By Kate Wilson
After being blown away by Australian Dance Theatre's G at BREC last week and having now seen West Australian Ballet's Romeo and Juliet, I have to say I am becoming a huge fan of Aussie-produced dance.
I'll start by saying that I'm a bit of a Shakespeare enthusiast and I've seen half a dozen productions of Romeo and Juliet the play as well as being in one. (OK, so I'm a lot of a Shakespeare enthusiast.) I was kind of skeptical about seeing a ballet version, because for me Shakespeare is all about the language, so I wasn't sure how I would feel about not getting to hear all my favourite lines.
Well, it didn't take long for Romeo and Juliet to win me over. I was thoroughly impressed by the grace and skill of the dancers, and I especially loved the way the choreography told the story and made the performance so accessible to all ages, because there were lots of young aspiring ballerinas in the audience (some are pictured below). The sets and lighting were lovely, but the stage was really lit up by the stunning 1930s era costumes which were an artwork in themselves. Men in suits, ties and suspenders and ladies in soft, floaty floral dresses, and the ballroom scene all in black with lacy, sparkly, low-backed dresses and pinstripe suits… it was a feast for the eyes and a fashion throwback with no cringe-factor whatsoever. I wish everyone would dress like this now!
I'm quite the opposite of a dance expert so I can't go into any technical detail, but I will share a couple of moments of the performance that I particularly enjoyed.
One of things that stood out to me was Paris's solo. Paris is such a great character and I thought the dancer playing him did a stellar job of getting across the sleaze-factor when he meets Juliet at the Capulet's ball. The dance solo where Paris attempted to woo Juliet was perfectly pompous and grandiose and I found it hilarious. Now that I think of it, the humour in the show was really well played - there was lots of lighthearted laughter from the audience as the action rolled along. Something I've always loved about R&J is the way it places the tragedy of the couple within a fun, youthful context that contrasts the intensity of the events that ensue. This production really captured that contrast and delivered a nice balance of tragedy and comedy.

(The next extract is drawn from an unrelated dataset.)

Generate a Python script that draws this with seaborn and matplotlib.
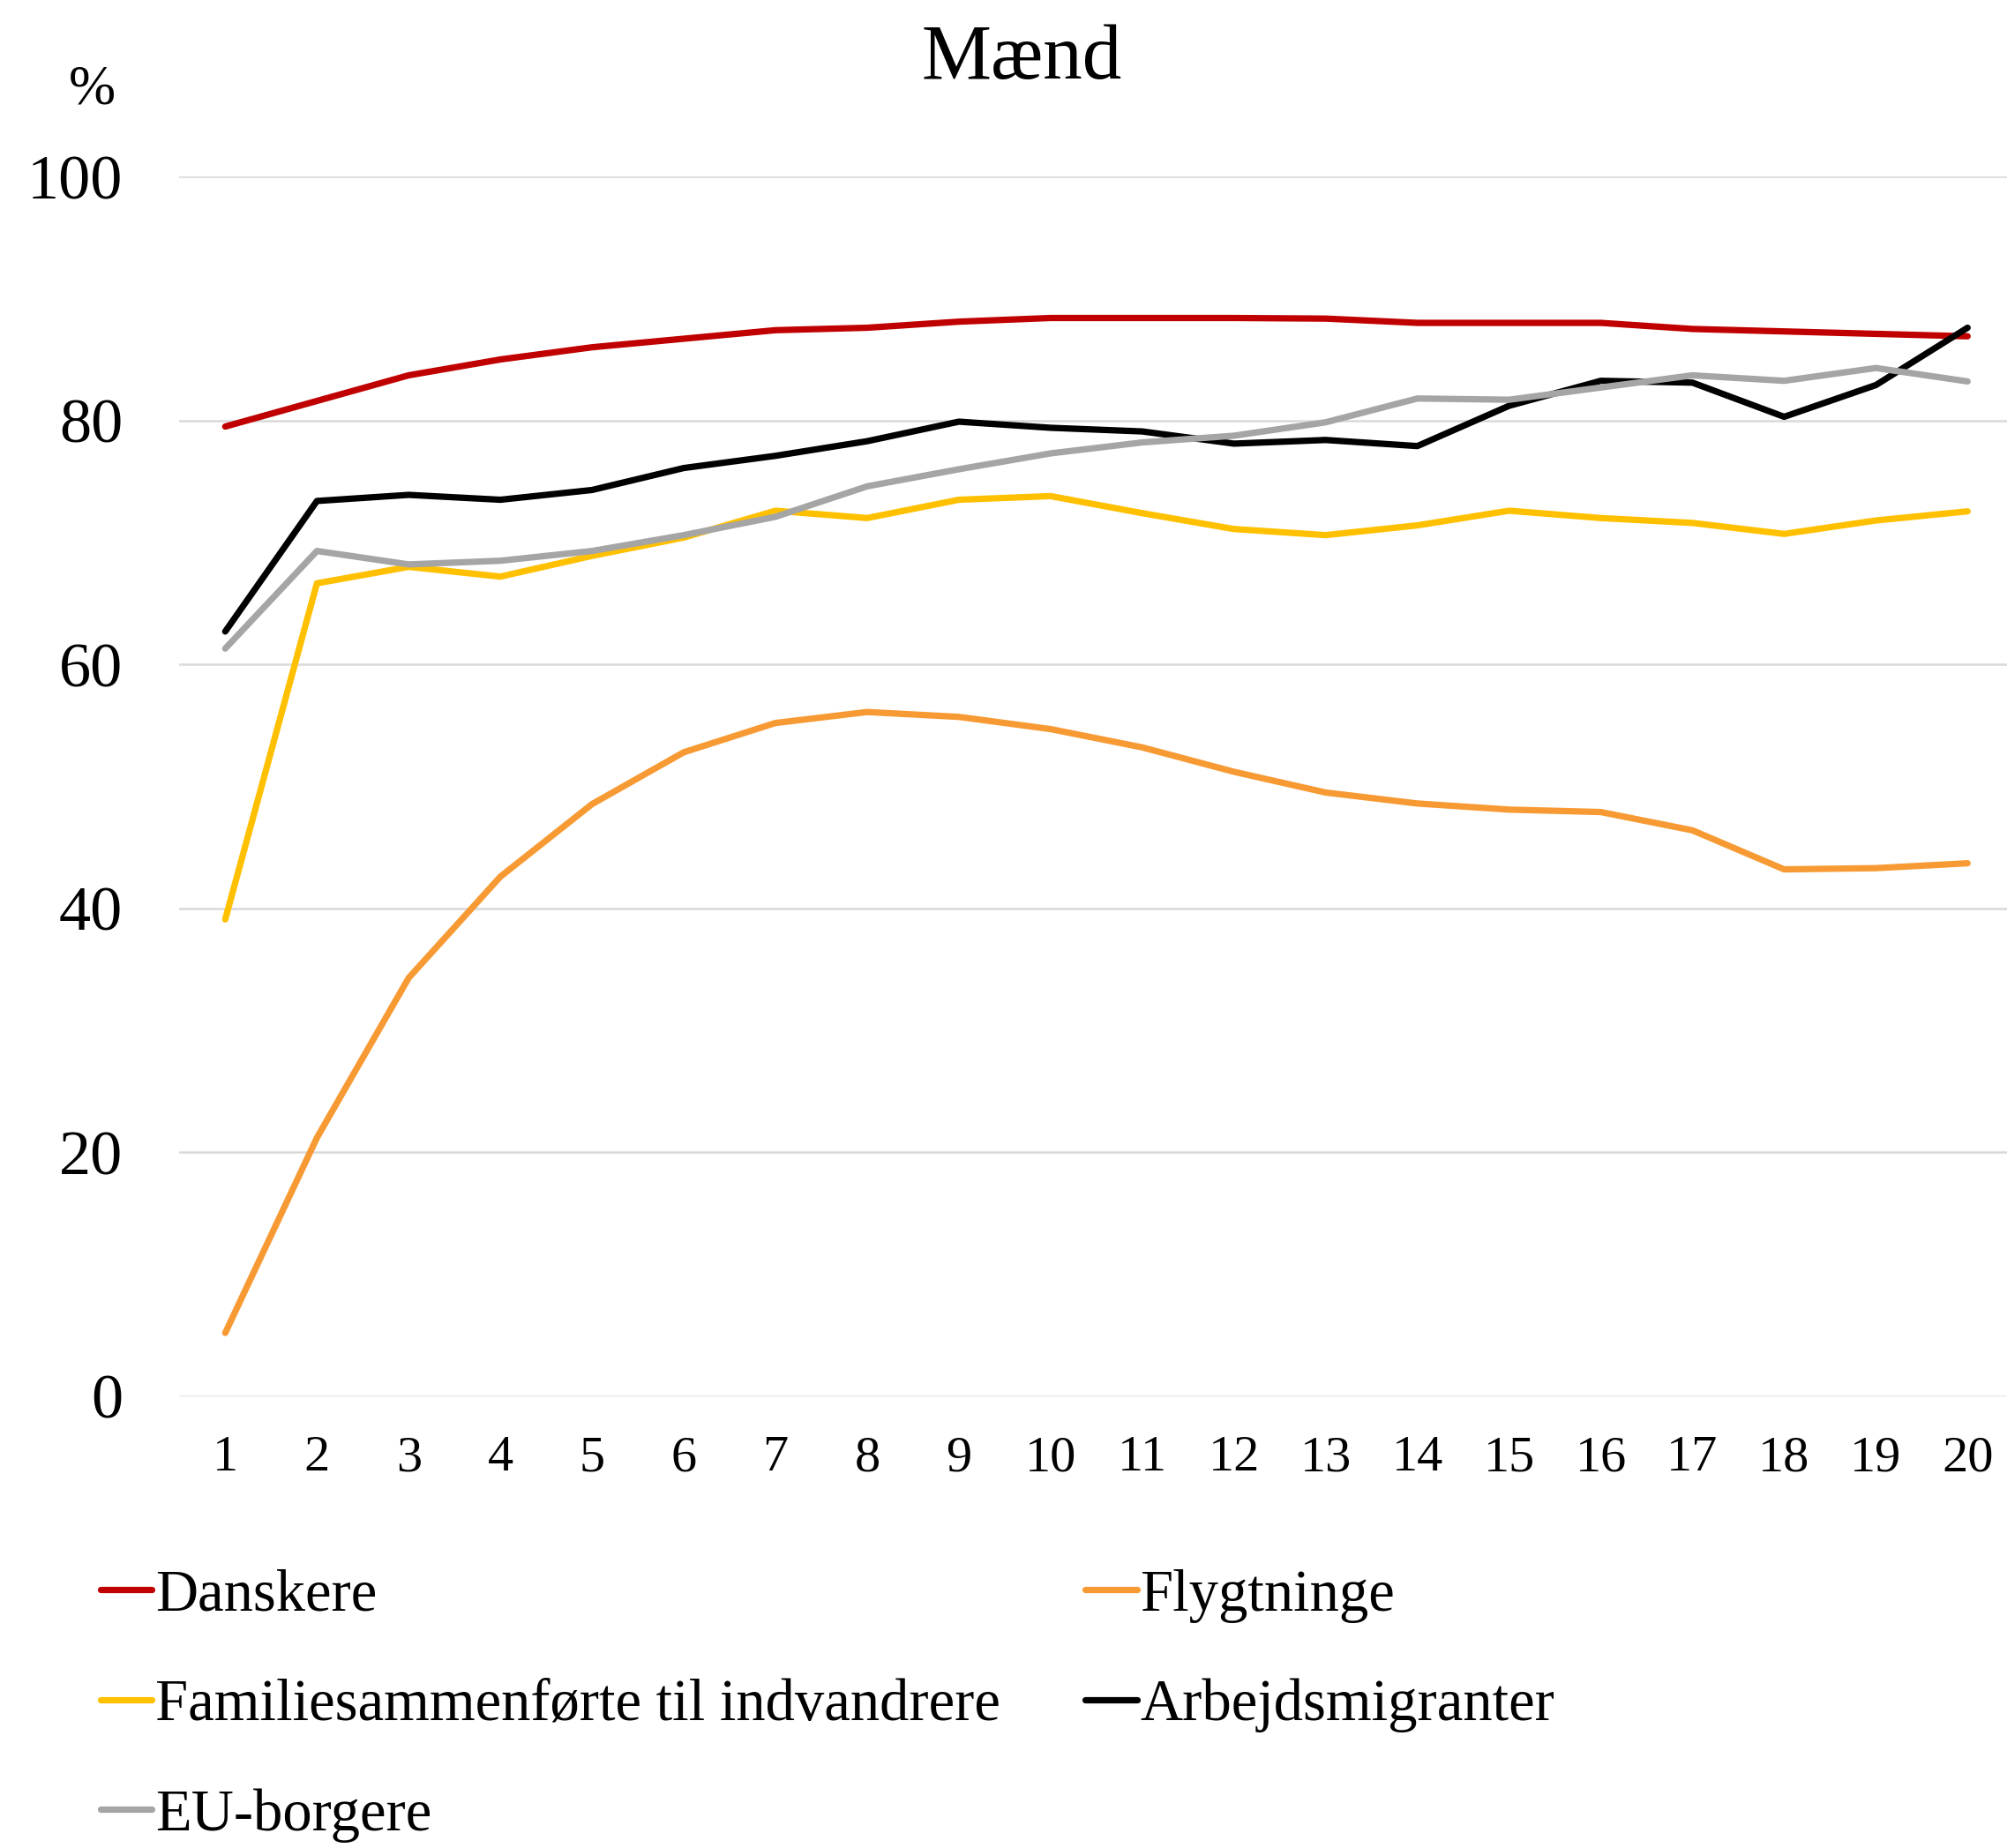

The major highlight for me was the opening of Act 2. We had just had 15 minute intermission and the curtain went up on a street scene where Romeo and Juliet see each other again. (Not exactly how it happens in the play; they completely did away with the character of the nurse, who is the one that actually goes to meet Romeo in the street in this scene, but I had to keep reminding myself, 'this isn't the play!') The dancing in this scene was so much fun, mostly due to the addition of some younger cast members who played street kids. Their smiles, energy and talent radiated through their dirty faces and torn clothes. There were some impressive acrobatic moves in the street scene, and one boy who spun around on one leg for a very long time!
I can't sign off without mentioning the big fight scene. I. Love. Stage fights. Firstly, Mercutio's death = perfect. Ballet or no ballet, anyone who knows the play will agree that Mercutio's death is a dance, so actually having him dance-stumble around dying for a minute or two was apt. (Loved the use of bananas, too. Just the sort of thing you'd expect Merc to carry around in his pants.) Secondly, the SWORD FIGHT! Didn't think I was going to see any sword action after Mercutio got shot, but thankfully, Romeo and Tybalt went at it with swords in both hands! It was super-cool to witness sword fighting and ballet dancing both at the same time. Win!
So. I was impressed. My expectations were shattered in the best possible way. And you know what? It didn't matter that there were no words, because I found myself reciting the lines in my head. R&J was choreographed in such a way that there were moments where Shakespeare's dialogue almost sang out of the action.
Did my heart love till now? forswear it, sight!
For I ne'er saw true beauty till this night.